§ **AVAILABLE DATA**
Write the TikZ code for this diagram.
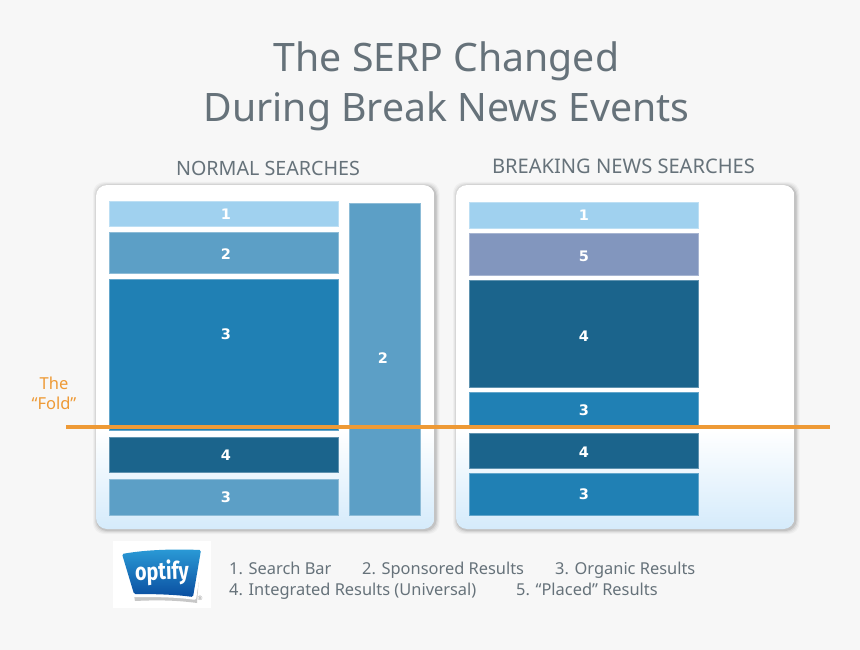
\documentclass[tikz,border=0pt]{standalone}
\usepackage{fontspec}
\setmainfont{Noto Sans}
\newfontfamily\numfont{DejaVu Sans}
\newfontfamily\logofont{Fira Sans}
\usetikzlibrary{calc}
\definecolor{bgc}{HTML}{F7F7F7}
\definecolor{txtc}{HTML}{66727A}
\definecolor{cA}{HTML}{A0D1EF}
\definecolor{cB}{HTML}{5C9FC6}
\definecolor{cC}{HTML}{2080B4}
\definecolor{cD}{HTML}{1B648C}
\definecolor{cE}{HTML}{8296BE}
\definecolor{foldc}{HTML}{EE9A36}
\definecolor{panelb}{HTML}{D5EBFB}
\definecolor{logot}{HTML}{2A9AD6}
\definecolor{logob}{HTML}{0A4EA0}
\tikzset{
  x=1pt,y=-1pt,
  blk/.style={draw=#1!70!white,line width=.5pt,fill=#1,inner sep=0pt},
  num/.style={text=white,inner sep=0pt,font=\fontsize{14.5}{15}\numfont\bfseries},
  head/.style={text=txtc,font=\fontsize{19.7}{22}\selectfont,inner sep=0pt},
  legend/.style={text=txtc,font=\fontsize{16.4}{20}\selectfont,inner sep=0pt,anchor=base west},
}
\newcommand{\panelbox}[2]{% x1,x2
  \foreach \s/\o in {4/.03,3/.04,2/.06,1/.09}{
    \fill[black,opacity=\o,rounded corners=11pt] (#1-\s+1,185-\s+1) rectangle (#2+\s+1,529+\s+1);}
  \begin{scope}
    \clip[rounded corners=11pt] (#1,185) rectangle (#2,529);
    \fill[white] (#1,185) rectangle (#2,431);
    \shade[top color=white,bottom color=panelb] (#1,430) rectangle (#2,529);
  \end{scope}}
\newcommand{\block}[9]{% name,color,x1,y1,x2,y2,label,tx,ty
  \node[blk=#2,minimum width=#5-#3-1,minimum height=#6-#4-1] (#1) at ({(#3+#5)/2-.25},{(#4+#6)/2-.25}) {};
  \node[num] (#1t) at (#8,#9) {#7};}
\begin{document}
\begin{tikzpicture}
\useasboundingbox (0,0) rectangle (860,650);
\fill[bgc] (0,0) rectangle (860,650);
\node[text=txtc,font=\fontsize{39.2}{50}\selectfont,align=center,inner sep=0pt] (title) at (446.5,86) {The SERP Changed\\During Break News Events};
\node[head] (hl) at (268,168.5) {NORMAL SEARCHES};
\node[head,font=\fontsize{20.1}{22}\selectfont] (hr) at (623.5,166.5) {BREAKING NEWS SEARCHES};
\panelbox{96}{434.5}
\panelbox{456}{794.5}
% left
\block{la}{cA}{109}{201}{339}{227}{1}{226}{214.5}
\block{lb}{cB}{109}{232}{339}{274}{2}{226}{254.5}
\block{lc}{cC}{109}{279}{339}{431}{3}{226}{334.5}
\block{ld}{cD}{109}{437}{339}{473}{4}{226}{455.5}
\block{le}{cB}{109}{479}{339}{516}{3}{226}{497.5}
\block{lf}{cB}{349}{203}{421}{516}{2}{383}{358.5}
% right
\block{ra}{cA}{469}{202}{699}{229}{1}{584}{215.5}
\block{rb}{cE}{469}{233}{699}{276}{5}{584}{256.5}
\block{rc}{cD}{469}{280}{699}{388}{4}{584}{336.5}
\block{rd}{cC}{469}{392}{699}{428}{3}{584}{410.5}
\block{re}{cD}{469}{433}{699}{469}{4}{584}{452.5}
\block{rf}{cC}{469}{473}{699}{516}{3}{584}{494.5}
% fold
\coordinate (fa) at (66,427);
\coordinate (fb) at (830,427);
\draw[foldc,line width=3.5pt] (fa) -- (fb);
\node[text=foldc,font=\fontsize{16.5}{20}\selectfont,align=center,inner sep=0pt] (fold) at (54,393) {The\\“Fold”};
% logo
\fill[white] (113,541) rectangle (211,608);
\fill[black!22] (127,556) -- (201,552) -- (197,603) .. controls (175,600) and (155,600) .. (135,601) -- cycle;
\fill[white,rounded corners=2pt] (119,552) .. controls (145,547) and (175,546) .. (204,547) -- (196,600) .. controls (175,597) and (155,597) .. (131,597) -- cycle;
\shade[top color=logot,bottom color=logob,rounded corners=1.5pt] (122,554) .. controls (147,549.5) and (175,549) .. (201,550) -- (193,597) .. controls (175,594.5) and (155,594) .. (134,594) -- cycle;
\node[text=white,font=\fontsize{23}{23}\logofont\bfseries,inner sep=0pt,rotate=2] (logo) at (162,572.5) {\scalebox{.86}[1.05]{optify}};
\node[text=black!40,font=\fontsize{6}{6}\selectfont,inner sep=0pt] (reg) at (200,598) {®};
% legend
\node[legend] (l1) at (229,574.5) {1. Search Bar};
\node[legend] (l2) at (362,574.5) {2. Sponsored Results};
\node[legend] (l3) at (555,574.5) {3. Organic Results};
\node[legend] (l4) at (229,595.5) {4. Integrated Results (Universal)};
\node[legend] (l5) at (516,595.5) {5. “Placed” Results};
\end{tikzpicture}
\end{document}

§ **WHAT THIS TASK INVOLVES**
Take the listing above and restate it word for word, without its pictures.

§ **THE SOLUTION**
Write the TikZ code for this diagram.
\documentclass[tikz,border=0pt]{standalone}
\usepackage{fontspec}
\setmainfont{Noto Sans}
\newfontfamily\numfont{DejaVu Sans}
\newfontfamily\logofont{Fira Sans}
\usetikzlibrary{calc}
\definecolor{bgc}{HTML}{F7F7F7}
\definecolor{txtc}{HTML}{66727A}
\definecolor{cA}{HTML}{A0D1EF}
\definecolor{cB}{HTML}{5C9FC6}
\definecolor{cC}{HTML}{2080B4}
\definecolor{cD}{HTML}{1B648C}
\definecolor{cE}{HTML}{8296BE}
\definecolor{foldc}{HTML}{EE9A36}
\definecolor{panelb}{HTML}{D5EBFB}
\definecolor{logot}{HTML}{2A9AD6}
\definecolor{logob}{HTML}{0A4EA0}
\tikzset{
  x=1pt,y=-1pt,
  blk/.style={draw=#1!70!white,line width=.5pt,fill=#1,inner sep=0pt},
  num/.style={text=white,inner sep=0pt,font=\fontsize{14.5}{15}\numfont\bfseries},
  head/.style={text=txtc,font=\fontsize{19.7}{22}\selectfont,inner sep=0pt},
  legend/.style={text=txtc,font=\fontsize{16.4}{20}\selectfont,inner sep=0pt,anchor=base west},
}
\newcommand{\panelbox}[2]{% x1,x2
  \foreach \s/\o in {4/.03,3/.04,2/.06,1/.09}{
    \fill[black,opacity=\o,rounded corners=11pt] (#1-\s+1,185-\s+1) rectangle (#2+\s+1,529+\s+1);}
  \begin{scope}
    \clip[rounded corners=11pt] (#1,185) rectangle (#2,529);
    \fill[white] (#1,185) rectangle (#2,431);
    \shade[top color=white,bottom color=panelb] (#1,430) rectangle (#2,529);
  \end{scope}}
\newcommand{\block}[9]{% name,color,x1,y1,x2,y2,label,tx,ty
  \node[blk=#2,minimum width=#5-#3-1,minimum height=#6-#4-1] (#1) at ({(#3+#5)/2-.25},{(#4+#6)/2-.25}) {};
  \node[num] (#1t) at (#8,#9) {#7};}
\begin{document}
\begin{tikzpicture}
\useasboundingbox (0,0) rectangle (860,650);
\fill[bgc] (0,0) rectangle (860,650);
\node[text=txtc,font=\fontsize{39.2}{50}\selectfont,align=center,inner sep=0pt] (title) at (446.5,86) {The SERP Changed\\During Break News Events};
\node[head] (hl) at (268,168.5) {NORMAL SEARCHES};
\node[head,font=\fontsize{20.1}{22}\selectfont] (hr) at (623.5,166.5) {BREAKING NEWS SEARCHES};
\panelbox{96}{434.5}
\panelbox{456}{794.5}
% left
\block{la}{cA}{109}{201}{339}{227}{1}{226}{214.5}
\block{lb}{cB}{109}{232}{339}{274}{2}{226}{254.5}
\block{lc}{cC}{109}{279}{339}{431}{3}{226}{334.5}
\block{ld}{cD}{109}{437}{339}{473}{4}{226}{455.5}
\block{le}{cB}{109}{479}{339}{516}{3}{226}{497.5}
\block{lf}{cB}{349}{203}{421}{516}{2}{383}{358.5}
% right
\block{ra}{cA}{469}{202}{699}{229}{1}{584}{215.5}
\block{rb}{cE}{469}{233}{699}{276}{5}{584}{256.5}
\block{rc}{cD}{469}{280}{699}{388}{4}{584}{336.5}
\block{rd}{cC}{469}{392}{699}{428}{3}{584}{410.5}
\block{re}{cD}{469}{433}{699}{469}{4}{584}{452.5}
\block{rf}{cC}{469}{473}{699}{516}{3}{584}{494.5}
% fold
\coordinate (fa) at (66,427);
\coordinate (fb) at (830,427);
\draw[foldc,line width=3.5pt] (fa) -- (fb);
\node[text=foldc,font=\fontsize{16.5}{20}\selectfont,align=center,inner sep=0pt] (fold) at (54,393) {The\\“Fold”};
% logo
\fill[white] (113,541) rectangle (211,608);
\fill[black!22] (127,556) -- (201,552) -- (197,603) .. controls (175,600) and (155,600) .. (135,601) -- cycle;
\fill[white,rounded corners=2pt] (119,552) .. controls (145,547) and (175,546) .. (204,547) -- (196,600) .. controls (175,597) and (155,597) .. (131,597) -- cycle;
\shade[top color=logot,bottom color=logob,rounded corners=1.5pt] (122,554) .. controls (147,549.5) and (175,549) .. (201,550) -- (193,597) .. controls (175,594.5) and (155,594) .. (134,594) -- cycle;
\node[text=white,font=\fontsize{23}{23}\logofont\bfseries,inner sep=0pt,rotate=2] (logo) at (162,572.5) {\scalebox{.86}[1.05]{optify}};
\node[text=black!40,font=\fontsize{6}{6}\selectfont,inner sep=0pt] (reg) at (200,598) {®};
% legend
\node[legend] (l1) at (229,574.5) {1. Search Bar};
\node[legend] (l2) at (362,574.5) {2. Sponsored Results};
\node[legend] (l3) at (555,574.5) {3. Organic Results};
\node[legend] (l4) at (229,595.5) {4. Integrated Results (Universal)};
\node[legend] (l5) at (516,595.5) {5. “Placed” Results};
\end{tikzpicture}
\end{document}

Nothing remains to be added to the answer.